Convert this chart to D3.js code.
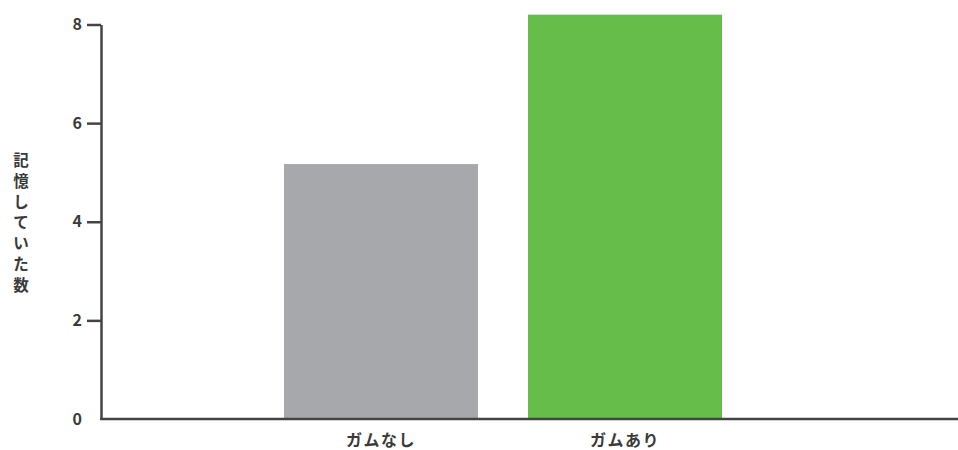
<!DOCTYPE html>
<html>
<head>
<meta charset="utf-8">
<script src="https://cdn.jsdelivr.net/npm/d3@7"></script>
<style>
  html, body { margin: 0; padding: 0; background: #fff; }
  svg { display: block; }
  text { font-family: "Noto Sans CJK JP", "Noto Sans", sans-serif; font-weight: 700; fill: #3a3a3a; }
</style>
</head>
<body>
<svg id="chart" width="958" height="450"></svg>
<script>
// Recall counts with and without chewing gum
const categories = ["ガムなし", "ガムあり"];
const values = [5.17, 8.2];
const barColors = ["#a7a8ab", "#66bd4a"];
const yTicks = [0, 2, 4, 6, 8];
const yTitle = "記憶していた数";

const svg = d3.select("#chart");
const axisColor = "#444";
const fontFamily = "\"Noto Sans CJK JP\", \"Noto Sans\", sans-serif";

const x = d3.scaleBand()
  .domain(categories)
  .range([101, 905])
  .paddingInner(0.205)
  .paddingOuter(0.75);

const y = d3.scaleLinear()
  .domain([0, 8])
  .range([419, 24.5]);

// bars
svg.append("g")
  .selectAll("rect")
  .data(categories)
  .join("rect")
  .attr("x", d => x(d))
  .attr("width", x.bandwidth())
  .attr("y", (d, i) => y(values[i]))
  .attr("height", (d, i) => y(0) - y(values[i]))
  .attr("fill", (d, i) => barColors[i]);

// y axis
const yAxis = svg.append("g")
  .attr("transform", "translate(101,0)")
  .call(d3.axisLeft(y).tickValues(yTicks).tickSize(14).tickSizeOuter(0).tickPadding(5));
yAxis.select(".domain").attr("stroke", axisColor).attr("stroke-width", 2.5);
yAxis.selectAll(".tick line").attr("stroke", axisColor).attr("stroke-width", 2.5)
  .filter(d => d === 0).remove();
yAxis.selectAll(".tick text")
  .attr("font-size", 16)
  .attr("font-family", fontFamily)
  .attr("font-weight", 700)
  .attr("fill", "#3a3a3a");

// x axis labels
const xAxis = svg.append("g")
  .attr("transform", `translate(0,${y(0)})`)
  .call(d3.axisBottom(x).tickSize(0).tickPadding(15));
xAxis.select(".domain").remove();
xAxis.selectAll(".tick text")
  .attr("font-size", 16)
  .attr("letter-spacing", 1.5)
  .attr("dy", "0.75em")
  .attr("font-family", fontFamily)
  .attr("font-weight", 700)
  .attr("fill", "#3a3a3a");

// baseline running to the right edge
svg.append("line")
  .attr("x1", 100).attr("x2", 958)
  .attr("y1", y(0)).attr("y2", y(0))
  .attr("stroke", axisColor).attr("stroke-width", 2.5);

// vertical y-axis title, one character per line
const title = svg.append("text")
  .attr("text-anchor", "middle")
  .attr("font-size", 15.5);
title.selectAll("tspan")
  .data(Array.from(yTitle))
  .join("tspan")
  .attr("x", 21)
  .attr("y", (d, i) => 166 + i * 20.8)
  .text(d => d);
</script>
</body>
</html>
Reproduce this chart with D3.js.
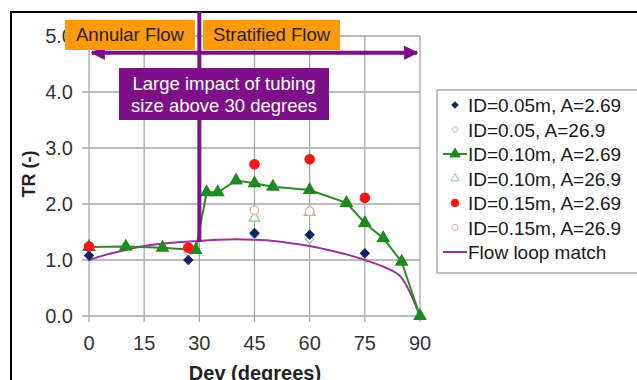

=====

### [What you are asked to do]
Omitting all images, print the listing exactly.

### [Result]
Convert this chart to D3.js code.
<!DOCTYPE html>
<html>
<head>
<meta charset="utf-8">
<script src="https://cdn.jsdelivr.net/npm/d3@7"></script>
<style>
  html, body { margin: 0; padding: 0; background: #fff; }
  svg { display: block; }
  text { font-family: "Noto Sans CJK JP", "Noto Sans", sans-serif; font-weight: 700; fill: #3a3a3a; }
</style>
</head>
<body>
<svg id="chart" width="958" height="450"></svg>
<script>
// Recall counts with and without chewing gum
const categories = ["ガムなし", "ガムあり"];
const values = [5.17, 8.2];
const barColors = ["#a7a8ab", "#66bd4a"];
const yTicks = [0, 2, 4, 6, 8];
const yTitle = "記憶していた数";

const svg = d3.select("#chart");
const axisColor = "#444";
const fontFamily = "\"Noto Sans CJK JP\", \"Noto Sans\", sans-serif";

const x = d3.scaleBand()
  .domain(categories)
  .range([101, 905])
  .paddingInner(0.205)
  .paddingOuter(0.75);

const y = d3.scaleLinear()
  .domain([0, 8])
  .range([419, 24.5]);

// bars
svg.append("g")
  .selectAll("rect")
  .data(categories)
  .join("rect")
  .attr("x", d => x(d))
  .attr("width", x.bandwidth())
  .attr("y", (d, i) => y(values[i]))
  .attr("height", (d, i) => y(0) - y(values[i]))
  .attr("fill", (d, i) => barColors[i]);

// y axis
const yAxis = svg.append("g")
  .attr("transform", "translate(101,0)")
  .call(d3.axisLeft(y).tickValues(yTicks).tickSize(14).tickSizeOuter(0).tickPadding(5));
yAxis.select(".domain").attr("stroke", axisColor).attr("stroke-width", 2.5);
yAxis.selectAll(".tick line").attr("stroke", axisColor).attr("stroke-width", 2.5)
  .filter(d => d === 0).remove();
yAxis.selectAll(".tick text")
  .attr("font-size", 16)
  .attr("font-family", fontFamily)
  .attr("font-weight", 700)
  .attr("fill", "#3a3a3a");

// x axis labels
const xAxis = svg.append("g")
  .attr("transform", `translate(0,${y(0)})`)
  .call(d3.axisBottom(x).tickSize(0).tickPadding(15));
xAxis.select(".domain").remove();
xAxis.selectAll(".tick text")
  .attr("font-size", 16)
  .attr("letter-spacing", 1.5)
  .attr("dy", "0.75em")
  .attr("font-family", fontFamily)
  .attr("font-weight", 700)
  .attr("fill", "#3a3a3a");

// baseline running to the right edge
svg.append("line")
  .attr("x1", 100).attr("x2", 958)
  .attr("y1", y(0)).attr("y2", y(0))
  .attr("stroke", axisColor).attr("stroke-width", 2.5);

// vertical y-axis title, one character per line
const title = svg.append("text")
  .attr("text-anchor", "middle")
  .attr("font-size", 15.5);
title.selectAll("tspan")
  .data(Array.from(yTitle))
  .join("tspan")
  .attr("x", 21)
  .attr("y", (d, i) => 166 + i * 20.8)
  .text(d => d);
</script>
</body>
</html>
Reproduce this chart with D3.js.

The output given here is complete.